Westworld on Location (11:20): Profile of most of the different shooting locations around the world, particularly in Singapore and Spain.

Welcome to Westworld: These are cute, but ultimately skippable. Especially the “Who Said It?” games, where they quiz each other about who said various lines from the show’s three seasons.

  • Evan Rachel Wood and Aaron Paul – Analysis (3:46)
  • Evan Rachel Wood and Aaron Paul – Who Said It? (3:43)
  • Thandie Newton and Tessa Thompson – Analysis (3:22)
  • Thandie Newton and Tessa Thompson – Who Said It? (2:57)

Creating Westworld’s Reality: These featurettes are behind-the-scenes looks at each episode that originally aired following the episodes on HBO.

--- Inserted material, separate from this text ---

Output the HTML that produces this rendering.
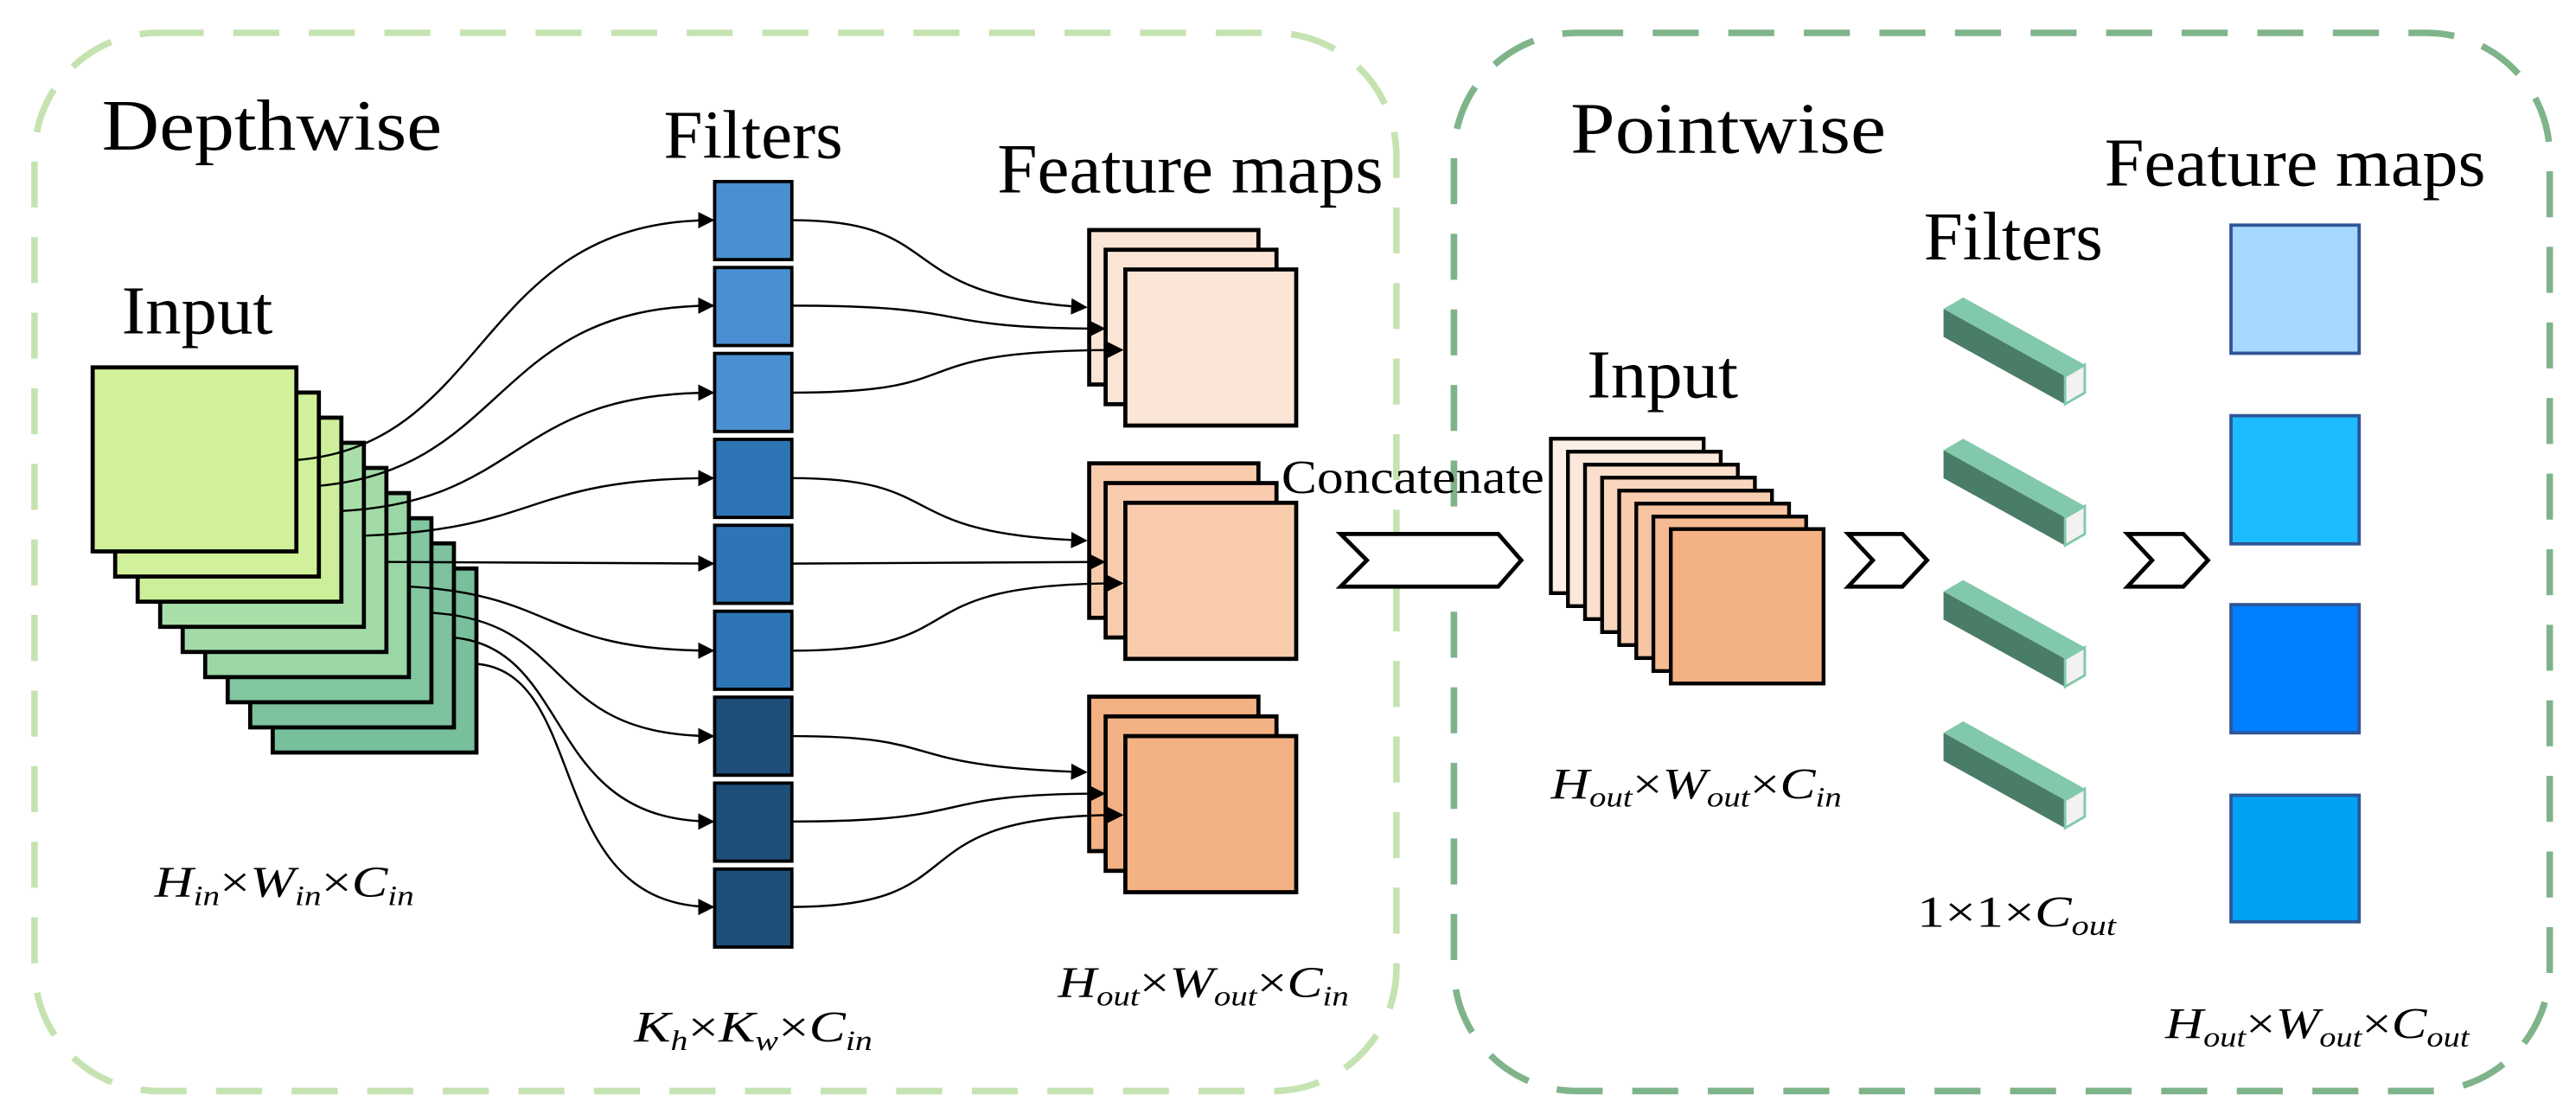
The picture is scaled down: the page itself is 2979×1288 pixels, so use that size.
<!DOCTYPE html>
<html><head><meta charset="utf-8"><style>
html,body{margin:0;padding:0;background:#fff}
svg{display:block}
text{font-family:"Liberation Serif",serif;fill:#000}
.m{font-style:italic;font-size:27px}
</style></head><body>
<svg width="2979" height="1288" viewBox="0 0 1568 678" preserveAspectRatio="none" xmlns="http://www.w3.org/2000/svg">
<defs>
<marker id="ah" markerWidth="10" markerHeight="10" refX="9" refY="5" orient="auto" markerUnits="userSpaceOnUse">
<path d="M0,0 L10,5 L0,10 z" fill="#000"/></marker>
</defs>
<rect x="21" y="20" width="829" height="644" rx="75" fill="none" stroke="#c5e3b0" stroke-width="4" stroke-dasharray="28,18"/>
<rect x="885" y="20" width="667" height="644" rx="75" fill="none" stroke="#7fb48a" stroke-width="4" stroke-dasharray="28,18"/>

<text x="62" y="91" font-size="44" textLength="207" lengthAdjust="spacingAndGlyphs">Depthwise</text>
<text x="404" y="96" font-size="42" textLength="109" lengthAdjust="spacingAndGlyphs">Filters</text>
<text x="607" y="117" font-size="43" textLength="235" lengthAdjust="spacingAndGlyphs">Feature maps</text>
<text x="74" y="203" font-size="42" textLength="92" lengthAdjust="spacingAndGlyphs">Input</text>
<text x="956" y="93" font-size="44" textLength="192" lengthAdjust="spacingAndGlyphs">Pointwise</text>
<text x="1281" y="113" font-size="42" textLength="232" lengthAdjust="spacingAndGlyphs">Feature maps</text>
<text x="1171" y="158" font-size="42" textLength="109" lengthAdjust="spacingAndGlyphs">Filters</text>
<text x="966" y="242" font-size="42" textLength="92" lengthAdjust="spacingAndGlyphs">Input</text>
<text x="780" y="300" font-size="29" textLength="160" lengthAdjust="spacingAndGlyphs">Concatenate</text>

<!-- input stack -->
<g stroke="#000" stroke-width="2.5">
<rect x="166" y="346" width="124" height="112" fill="#78bf9c"/>
<rect x="152.3" y="330.7" width="124" height="112" fill="#7dc29d"/>
<rect x="138.6" y="315.4" width="124" height="112" fill="#82c7a0"/>
<rect x="124.9" y="300.1" width="124" height="112" fill="#9bd6a6"/>
<rect x="111.2" y="284.8" width="124" height="112" fill="#a3dba8"/>
<rect x="97.5" y="269.5" width="124" height="112" fill="#a8dfa8"/>
<rect x="83.8" y="254.2" width="124" height="112" fill="#cdef9a"/>
<rect x="70.1" y="238.9" width="124" height="112" fill="#d0f09a"/>
<rect x="56.4" y="223.6" width="124" height="112" fill="#d2f19a"/>
</g>

<!-- filters column -->
<g stroke="#000" stroke-width="2">
<rect x="435" y="110.5" width="47" height="47.5" fill="#4a8fd1"/>
<rect x="435" y="162.8" width="47" height="47.5" fill="#4a8fd1"/>
<rect x="435" y="215.1" width="47" height="47.5" fill="#4a8fd1"/>
<rect x="435" y="267.4" width="47" height="47.5" fill="#2e75b6"/>
<rect x="435" y="319.7" width="47" height="47.5" fill="#2e75b6"/>
<rect x="435" y="372" width="47" height="47.5" fill="#2e75b6"/>
<rect x="435" y="424.3" width="47" height="47.5" fill="#1f4e79"/>
<rect x="435" y="476.6" width="47" height="47.5" fill="#1f4e79"/>
<rect x="435" y="528.9" width="47" height="47.5" fill="#1f4e79"/>
</g>

<!-- curves input -> filters -->
<g fill="none" stroke="#000" stroke-width="1.3" marker-end="url(#ah)">
<path d="M180.6,280 C300,270 290,134 434,134"/>
<path d="M194.7,295.6 C310,285 300,186 434,186"/>
<path d="M208,311 C320,305 310,239 434,239"/>
<path d="M222,326 C330,322 320,291 434,291"/>
<path d="M235,342 L434,343"/>
<path d="M249,357 C340,362 330,396 434,396"/>
<path d="M263,373 C350,378 330,448 434,448"/>
<path d="M276,388 C350,395 330,500 434,500"/>
<path d="M290,404 C360,410 330,552 434,552"/>
</g>

<!-- feature maps groups -->
<g stroke="#000" stroke-width="2.5">
<rect x="663" y="140" width="103" height="94" fill="#fbe5d6"/>
<rect x="673" y="152" width="104" height="94" fill="#fbe5d6"/>
<rect x="685" y="164" width="104" height="95" fill="#fbe5d6"/>
<rect x="663" y="282" width="103" height="94" fill="#f8cbad"/>
<rect x="673" y="294" width="104" height="94" fill="#f8cbad"/>
<rect x="685" y="306" width="104" height="95" fill="#f8cbad"/>
<rect x="663" y="424" width="103" height="94" fill="#f4b183"/>
<rect x="673" y="436" width="104" height="94" fill="#f4b183"/>
<rect x="685" y="448" width="104" height="95" fill="#f4b183"/>
</g>

<!-- curves filters -> feature maps -->
<g fill="none" stroke="#000" stroke-width="1.3" marker-end="url(#ah)">
<path d="M482,134 C580,134 540,180 661,187"/>
<path d="M482,186 C600,186 560,200 672,200"/>
<path d="M482,239 C600,239 540,213 683,213"/>
<path d="M482,291 C580,291 540,325 661,329"/>
<path d="M482,343 L672,342"/>
<path d="M482,396 C600,396 540,355 683,355"/>
<path d="M482,448 C580,448 540,466 661,470"/>
<path d="M482,500 C600,500 560,483 672,483"/>
<path d="M482,552 C600,552 540,496 683,496"/>
</g>

<!-- chevrons -->
<g fill="#fff" stroke="#000" stroke-width="2.5" stroke-linejoin="miter">
<path d="M816,325 L912,325 L926,341 L912,357 L816,357 L832,341 z"/>
<path d="M1125,325 L1158,325 L1173,341 L1158,357 L1125,357 L1140,341 z"/>
<path d="M1295,325 L1329,325 L1344,341 L1329,357 L1295,357 L1310,341 z"/>
</g>

<!-- right input stack -->
<g stroke="#000" stroke-width="2.3">
<rect x="944" y="267" width="93" height="94" fill="#fdefe6"/>
<rect x="954.4" y="274.9" width="93" height="94" fill="#fce8da"/>
<rect x="964.8" y="282.8" width="93" height="94" fill="#fbdfcc"/>
<rect x="975.2" y="290.7" width="93" height="94" fill="#fad6be"/>
<rect x="985.6" y="298.6" width="93" height="94" fill="#f8cdaf"/>
<rect x="996" y="306.5" width="93" height="94" fill="#f7c4a1"/>
<rect x="1006.4" y="314.4" width="93" height="94" fill="#f6bb93"/>
<rect x="1017" y="322" width="93" height="94" fill="#f4b183"/>
</g>

<!-- bars -->
<g id="bar">
<polygon points="1183,188 1195,181 1269,222 1257,229" fill="#82c8aa"/>
<polygon points="1183,188 1257,229 1257,246 1183,205" fill="#4a7d68"/>
<polygon points="1257,229 1269,222 1269,239 1257,246" fill="#f2f2f2" stroke="#82c8aa" stroke-width="1.5"/>
</g>
<use href="#bar" y="86"/>
<use href="#bar" y="172"/>
<use href="#bar" y="258"/>

<!-- blue squares -->
<g stroke="#2f5597" stroke-width="2">
<rect x="1358" y="137" width="78" height="78" fill="#a6d8ff"/>
<rect x="1358" y="253" width="78" height="78" fill="#1cbcff"/>
<rect x="1358" y="368" width="78" height="78" fill="#0080ff"/>
<rect x="1358" y="484" width="78" height="77" fill="#00a2f4"/>
</g>

<!-- math labels -->
<text class="m" x="94" y="546" textLength="158" lengthAdjust="spacingAndGlyphs">H<tspan font-size="17" dy="5">in</tspan><tspan font-style="normal" dy="-5">×</tspan>W<tspan font-size="17" dy="5">in</tspan><tspan font-style="normal" dy="-5">×</tspan>C<tspan font-size="17" dy="5">in</tspan></text>
<text class="m" x="386" y="634" textLength="145" lengthAdjust="spacingAndGlyphs">K<tspan font-size="17" dy="5">h</tspan><tspan font-style="normal" dy="-5">×</tspan>K<tspan font-size="17" dy="5">w</tspan><tspan font-style="normal" dy="-5">×</tspan>C<tspan font-size="17" dy="5">in</tspan></text>
<text class="m" x="644" y="607" textLength="177" lengthAdjust="spacingAndGlyphs">H<tspan font-size="17" dy="5">out</tspan><tspan font-style="normal" dy="-5">×</tspan>W<tspan font-size="17" dy="5">out</tspan><tspan font-style="normal" dy="-5">×</tspan>C<tspan font-size="17" dy="5">in</tspan></text>
<text class="m" x="944" y="486" textLength="177" lengthAdjust="spacingAndGlyphs">H<tspan font-size="17" dy="5">out</tspan><tspan font-style="normal" dy="-5">×</tspan>W<tspan font-size="17" dy="5">out</tspan><tspan font-style="normal" dy="-5">×</tspan>C<tspan font-size="17" dy="5">in</tspan></text>
<text class="m" x="1167" y="564" textLength="121" lengthAdjust="spacingAndGlyphs"><tspan font-style="normal">1×1×</tspan>C<tspan font-size="17" dy="5">out</tspan></text>
<text class="m" x="1318" y="632" textLength="185" lengthAdjust="spacingAndGlyphs">H<tspan font-size="17" dy="5">out</tspan><tspan font-style="normal" dy="-5">×</tspan>W<tspan font-size="17" dy="5">out</tspan><tspan font-style="normal" dy="-5">×</tspan>C<tspan font-size="17" dy="5">out</tspan></text>
</svg>
</body></html>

  • Episode Seven: “Passed Pawn” (4:09) – The most focused of these featurettes, focusing almost entirely on the fight scene between Dolores and Maeve. It’s almost by accident that we discover that the episode was directed by Helen Shaver. The main theme here is that the best way for a corrupt system to survive is to take the good people and pit them against each other.
  • Episode Eight: “Crisis Theory” (9:03) – This one is a little more substantial than the rest, being the longest of the featurettes. There is a lot of attention paid to the riots and it was nice to see Marshawn Lynch go Beast Mode on security officers. This is also where Nolan and Joy backtrack a little with their attitudes about the existence of free will, summed up with the line “Free will does exist, it’s just fucking hard.” I found this to be a little disheartening, as it undermines some of the authority that the A.I. Rehoboam had established throughout the season. On the plus side, they are saying that criminals, deviants, and outcasts are necessary to the expression of free will, which implies that chaos and criminality is free will is made manifest. Basically, breaking the imposed laws and norms of society is the only way to be truly free, which is subversive enough for me to give them a pass about hand-waving the existence of free will in the first place.